6.5% gross yield at $385k equals strongly positive cashflow without needing negative gearing. Keppel's $10B AI data centre (Australia's largest announced) remains almost entirely unpriced in local property. Construction worker accommodation demand alone will tighten vacancy before residents follow. Budget policy renders negative gearing irrelevant here.
6.4% yield on a 30,000-population regional city with Australia's largest open-cut gold mine as anchor employer. Gold price at USD 2,300+/oz makes operations deeply profitable and workforce stable. Rent growth +7.0% outpacing price growth +8.0%. Liquidity is better than typical regional at this price point.
6.3% yield at $490k is clearly cashflow positive. The dominant employer (Pine Gap) is a permanent US-Australian defense facility on a 70+ year lease, making it arguably the most recession-proof employment base in the scan. Federal housing investment is improving stock quality.
Vacancy at 0.5% is crisis-level tight. GFG Alliance DRI steelworks ($750M committed) is adding 700+ permanent jobs to a town of 21,500: an enormous relative impact. Price has already moved +12% in 12 months but yield still sits at 6.2%. Supply is constrained by geography. Positive cashflow without NG.
Tightest vacancy in the scan at 0.7% (effectively full). 6.1% yield at $390k is genuinely positive cashflow. Emerald sits at the intersection of coking coal and agriculture, giving it more diversification than a pure mining town. Discovery status 'Unknown': no institutional attention yet.
Three LNG trains, a dedicated hydrogen export strategy, and a port that handles 100+ million tonnes per year. Yield at 6.1% is cashflow positive. Rent growth +7.5% is second-strongest in the scan. Hydrogen projects add option value on an already-sound investment thesis.
6.0% yield and strongly positive cashflow despite 2.8% vacancy. Palmerston is the residential suburb for Robertson Barracks, Australia's largest Army base. ADF personnel rotations are the primary vacancy driver, not economic weakness. As ADF housing policy shifts toward private market, structural demand increases.

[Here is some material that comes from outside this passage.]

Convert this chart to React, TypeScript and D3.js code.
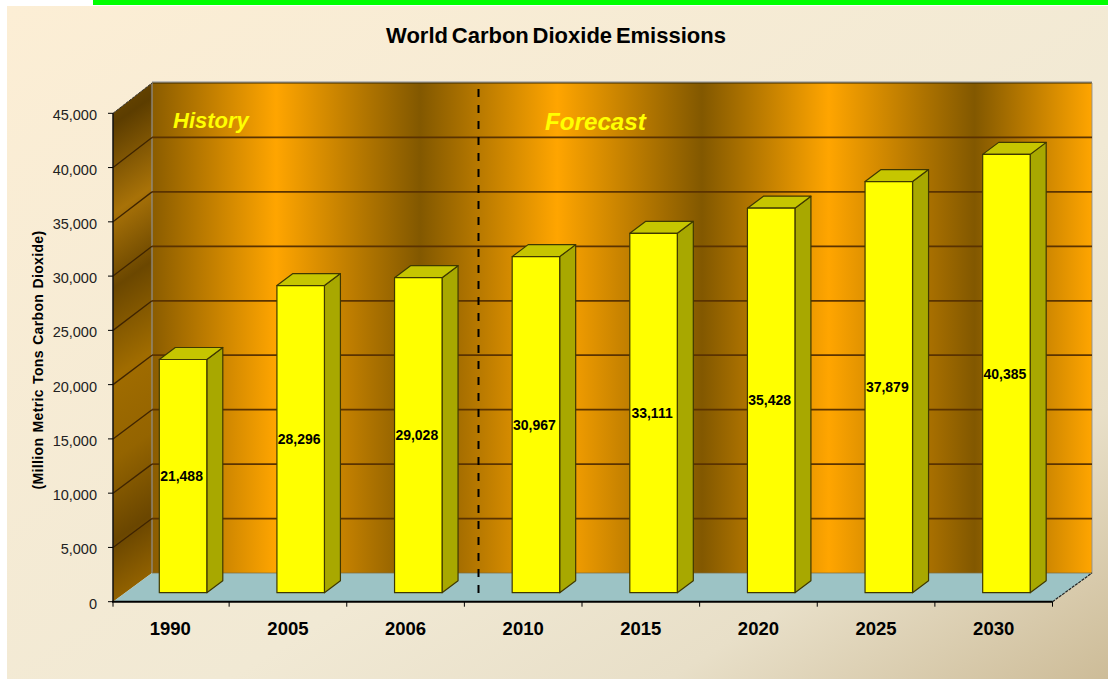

6.0% yield is cashflow positive. Mackay is the service hub for Australia's most productive coking coal basin. FIFO workers create reliable accommodation demand. Vacancy at 0.8% is very tight. $590/wk rent on $515k price sits well in positive cashflow territory.
5.7% yield is cashflow positive. Rocky is one of QLD's largest regional cities with genuine economic diversification: military, agriculture, government services, and retail. Rail upgrade and beef industry investment support medium-term employment stability.
5.7% yield is cashflow-positive at 6.5% rate and improves as rent grows at +5.5%pa. Keppel data centre catalyst is literally next door: Morwell is the primary accommodation suburb for the construction workforce. New build lots available at <$420k all-in, still NG-eligible under budget rules.
5.6% yield at $272k (the lowest absolute entry price in the scan) is cashflow positive. Nyrstar's $500M smelter upgrade secures permanent employment. Discovery status 'Unknown' means no institutional competition. Price growth +8.0% already reflecting some catch-up but starting from very low base.
5.6% yield at $445k is cashflow positive. Burnie is a port city with difficult topography limiting new housing supply, and SQM vacancy at 1.3% is declining. Renewable energy projects coming online 2025–2026 will require worker accommodation. Price growth subdued (+4%) makes entry relatively low risk.
The range within this cohort is wide. Mount Isa sits at 8.45% gross yield, driven by a permanent mining workforce and limited residential supply relative to demand. Morwell sits at 5.68%, reflecting a market where yield has been improving as prices remain low relative to the employment base being constructed around data centre and energy transition projects. Between them are markets at different stages of the cycle with different risk characteristics. High yield alone is not a research conclusion. The question is whether the yield is sustainable, whether vacancy is stable or improving, and whether the employment base supporting rental demand has the durability to hold through a typical investment horizon of five to ten years. The individual suburb research pages provide more detail on each market's employment base, warning signals, and policy context.
Research transparency: SuburbScanner uses a proprietary multi-factor model to rank markets by investor-relevant signals. Read the full methodology →
High gross yield often reflects elevated risk rather than superior value. Markets with yields above 7% frequently have concentration risk, thin liquidity, or structural economic challenges that explain why prices have not risen to compress the yield.
Regional towns are typically more sensitive to employment disruptions than larger markets. A single employer event can shift vacancy from 1% to 5% in under six months in a small town.
Financing conditions for regional towns vary materially. LVR limits, postcode restrictions, and servicing buffers at some lenders may reduce effective leverage compared to metropolitan markets.
Yield data is based on indicative market rents and median prices. Achievable rent for a specific property depends on condition, location within the town, and the current tenant pool.
Liquidity risk in regional markets means that exit timing may not be within investor control. Plan for a minimum five-year hold in any market with fewer than 200 annual transactions.